U.S. Court of Appeals for the Ninth Circuit, 2005

Gotcher v. Kamalu

Gotcher v. Kamalu
U.S. Court of Appeals for the Ninth Circuit · Decided June 22, 2005 · Kleinfeld, Tashima, Thomas
137 F. App'x 941

Gotcher v. Kamalu

Opinion of the Court

MEMORANDUM**

Norman Gotcher, Jr., appeals pro se the district court’s partial dismissal and partial summary judgment, and denial of his motion to reopen, in his action alleging that the City of Seattle, Seattle Police Department, two police officers, King County Jail, and Columbia Towing Company, violated his civil rights. We have jurisdiction under 28 U.S.C. § 1291. We review de novo the district court’s dismissal for failure to state a claim, Barnett v. Centoni, 31 F.3d 813, 815 (9th Cir. 1994) (per curiam), and grant of summary judgment, id. at 816. We review for abuse of discretion the district court’s denial of a motion to reopen. Weeks v. Bayer, 246 F.3d 1231, 1234 (9th Cir. 2001). We affirm.

The district court did not err when it granted summary judgment in favor of Columbia Towing because Columbia Towing demonstrated that it complied with its contractual and statutory obligations during the period it had custody of Gotcher’s vehicle and Gotcher failed to support his allegations that the vehicle-was damaged while in Columbia’s custody. See Celotex Corp. v. Catrett, 477 U.S. 317, 323-24, 106 S.Ct. 2548, 91 L.Ed.2d 265 (1986). Contrary to Gotcher’s contentions, the towing company was not required to send notice to him, the vehicle’s registered owner, at King County Jail rather than to his home address as provided in the state’s vehicle registration records and as required by Wash.
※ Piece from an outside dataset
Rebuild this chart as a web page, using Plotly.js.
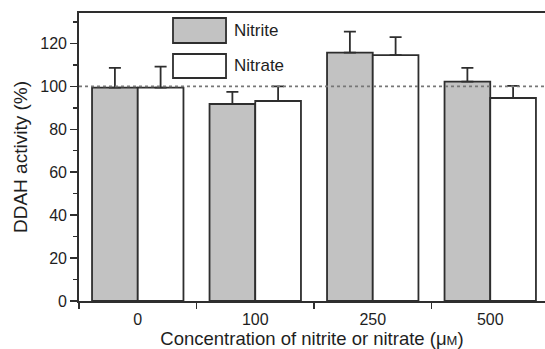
<!DOCTYPE html>
<html>
<head>
<meta charset="utf-8">
<script src="https://cdn.plot.ly/plotly-3.0.1.min.js"></script>
<style>html,body{margin:0;padding:0;background:#fff;}#chart{width:545px;height:349px;}</style>
</head>
<body>
<div id="chart"></div>
<script>
// Data
const categories = ["0", "100", "250", "500"];
const nitrite = [99.4, 91.8, 115.7, 102.2];
const nitriteErr = [9.2, 5.6, 9.8, 6.4];
const nitrate = [99.4, 93.2, 114.6, 94.6];
const nitrateErr = [9.8, 6.8, 8.4, 5.6];
const seriesNames = ["Nitrite", "Nitrate"];
const referenceLevel = 100;

const FONT = "Liberation Sans, Arial, Helvetica, sans-serif";
const EDGE = "#2e2e2e";
const TXT = "#1e1e1e";

function zeros(n){ return new Array(n).fill(0); }

const traces = [
  {
    type: "bar", name: seriesNames[0], x: categories, y: nitrite,
    marker: {color: "#c2c2c2", line: {color: EDGE, width: 1.8}},
    error_y: {type: "data", symmetric: false, array: nitriteErr, arrayminus: zeros(nitriteErr.length),
              color: EDGE, thickness: 1.8, width: 6},
    showlegend: false, hoverinfo: "skip"
  },
  {
    type: "bar", name: seriesNames[1], x: categories, y: nitrate,
    marker: {color: "#ffffff", line: {color: EDGE, width: 1.8}},
    error_y: {type: "data", symmetric: false, array: nitrateErr, arrayminus: zeros(nitrateErr.length),
              color: EDGE, thickness: 1.8, width: 6},
    showlegend: false, hoverinfo: "skip"
  }
];

const xr = [-0.5, 3.466];
const yr = [0, 134.2];

const layout = {
  width: 545, height: 349,
  margin: {l: 79, r: 0, t: 13, b: 48, pad: 0},
  paper_bgcolor: "#ffffff", plot_bgcolor: "#ffffff",
  font: {family: FONT, color: TXT, size: 16},
  barmode: "group", bargap: 0.222, bargroupgap: 0,
  showlegend: false,
  xaxis: {
    type: "category", range: xr, fixedrange: true,
    showline: true, linecolor: EDGE, linewidth: 1.8, mirror: true,
    showgrid: false, zeroline: false,
    ticks: "outside", tickson: "boundaries", ticklen: 6, tickwidth: 1.6, tickcolor: EDGE,
    ticklabelstandoff: 3,
    tickfont: {family: FONT, size: 16, color: TXT},
    title: {text: "Concentration of nitrite or nitrate (μ<span style='font-size:13px'>M</span>)",
            font: {family: FONT, size: 18.5, color: TXT}, standoff: 6}
  },
  xaxis2: {
    overlaying: "x", side: "top", anchor: "y", range: xr, type: "linear",
    showline: false, showgrid: false, zeroline: false, showticklabels: false,
    ticks: "inside", ticklen: 6, tickwidth: 1.6, tickcolor: EDGE,
    tickmode: "linear", tick0: -0.5, dtick: 0.5
  },
  yaxis: {
    range: yr, fixedrange: true,
    showline: true, linecolor: EDGE, linewidth: 1.8, mirror: false,
    showgrid: false, zeroline: false,
    ticks: "outside", ticklen: 7, tickwidth: 1.6, tickcolor: EDGE,
    tickmode: "linear", tick0: 0, dtick: 20,
    minor: {ticks: "outside", ticklen: 4, tickwidth: 1.4, tickcolor: EDGE, dtick: 10, tick0: 0, showgrid: false},
    tickfont: {family: FONT, size: 16, color: TXT},
    title: {text: "DDAH activity (%)", font: {family: FONT, size: 19, color: TXT}, standoff: 8}
  },
  yaxis2: {
    overlaying: "y", side: "right", anchor: "x", range: yr,
    showline: false, showgrid: false, zeroline: false, showticklabels: false,
    ticks: "inside", ticklen: 8, tickwidth: 1.6, tickcolor: EDGE,
    tickmode: "linear", tick0: 0, dtick: 20,
    minor: {ticks: "inside", ticklen: 4, tickwidth: 1.4, tickcolor: EDGE, dtick: 10, tick0: 0, showgrid: false}
  },
  shapes: [
    {type: "line", xref: "paper", x0: 0, x1: 1, yref: "y", y0: referenceLevel, y1: referenceLevel,
     line: {color: "#777777", width: 1.6, dash: "dot"}, layer: "above"},
    {type: "rect", xref: "paper", yref: "paper", x0: 0.2017, x1: 0.3155, y0: 0.8958, y1: 0.9826,
     fillcolor: "#c2c2c2", line: {color: EDGE, width: 1.8}, layer: "above"},
    {type: "rect", xref: "paper", yref: "paper", x0: 0.2017, x1: 0.3155, y0: 0.7743, y1: 0.8576,
     fillcolor: "#ffffff", line: {color: EDGE, width: 1.8}, layer: "above"}
  ],
  annotations: [
    {xref: "paper", yref: "paper", x: 0.3283, y: 0.939, xanchor: "left", yanchor: "middle",
     text: seriesNames[0], showarrow: false, font: {family: FONT, size: 17, color: TXT}},
    {xref: "paper", yref: "paper", x: 0.3283, y: 0.816, xanchor: "left", yanchor: "middle",
     text: seriesNames[1], showarrow: false, font: {family: FONT, size: 17, color: TXT}}
  ]
};

Plotly.newPlot("chart", traces, layout, {staticPlot: true, displayModeBar: false});
</script>
</body>
</html>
Rev.Code § 46.55.110. Gotcher did not demonstrate that Columbia Towing knew that the registered owner of the vehicle was incarcerated at the County Jail at the time it sent out notice, and Nelson v. Hall, 368 F.2d 103, 107 (9th Cir. 1966), holds that there is no civil rights violation when notice is sent, pursuant to similar statutory requirements, to the registered owner’s address as it appears in the vehicle registration records rather than to the prison where the owner is languishing.

The district court did not err when it dismissed the claims against King County Jail with prejudice, because Gotcher failed to state a claim against the Jail within the three-year statute of limitations. See Wash. Rev.Code § 4.16.080(2) (setting forth statute of limitations); see also Cline v. Brusett, 661 F.2d 108, 110 (9th Cir. 1981). Gotcher contends that he made a timely claim against the County when he filed an administrative claim, albeit with the wrong agency. This contention fails because his administrative claim did not concern the mistreatment allegations that he now attempts to relate back to his original complaint.

To the extent Gotcher appeals the district court’s refusal to reopen his settlement agreement with the City of Seattle, Seattle Police Department and the individual police officers, he made no showing that he entered into the settlement agreement involuntarily or was mentally impaired. The district court did not commit “clear error” when it denied reopening. Weeks, 246 F.3d at 1236.

Gotcher’s remaining contentions are also without merit.

AFFIRMED.

This disposition is not appropriate for publication and may not be cited to or by the courts of this circuit except as provided by Ninth Circuit Rule 36-3.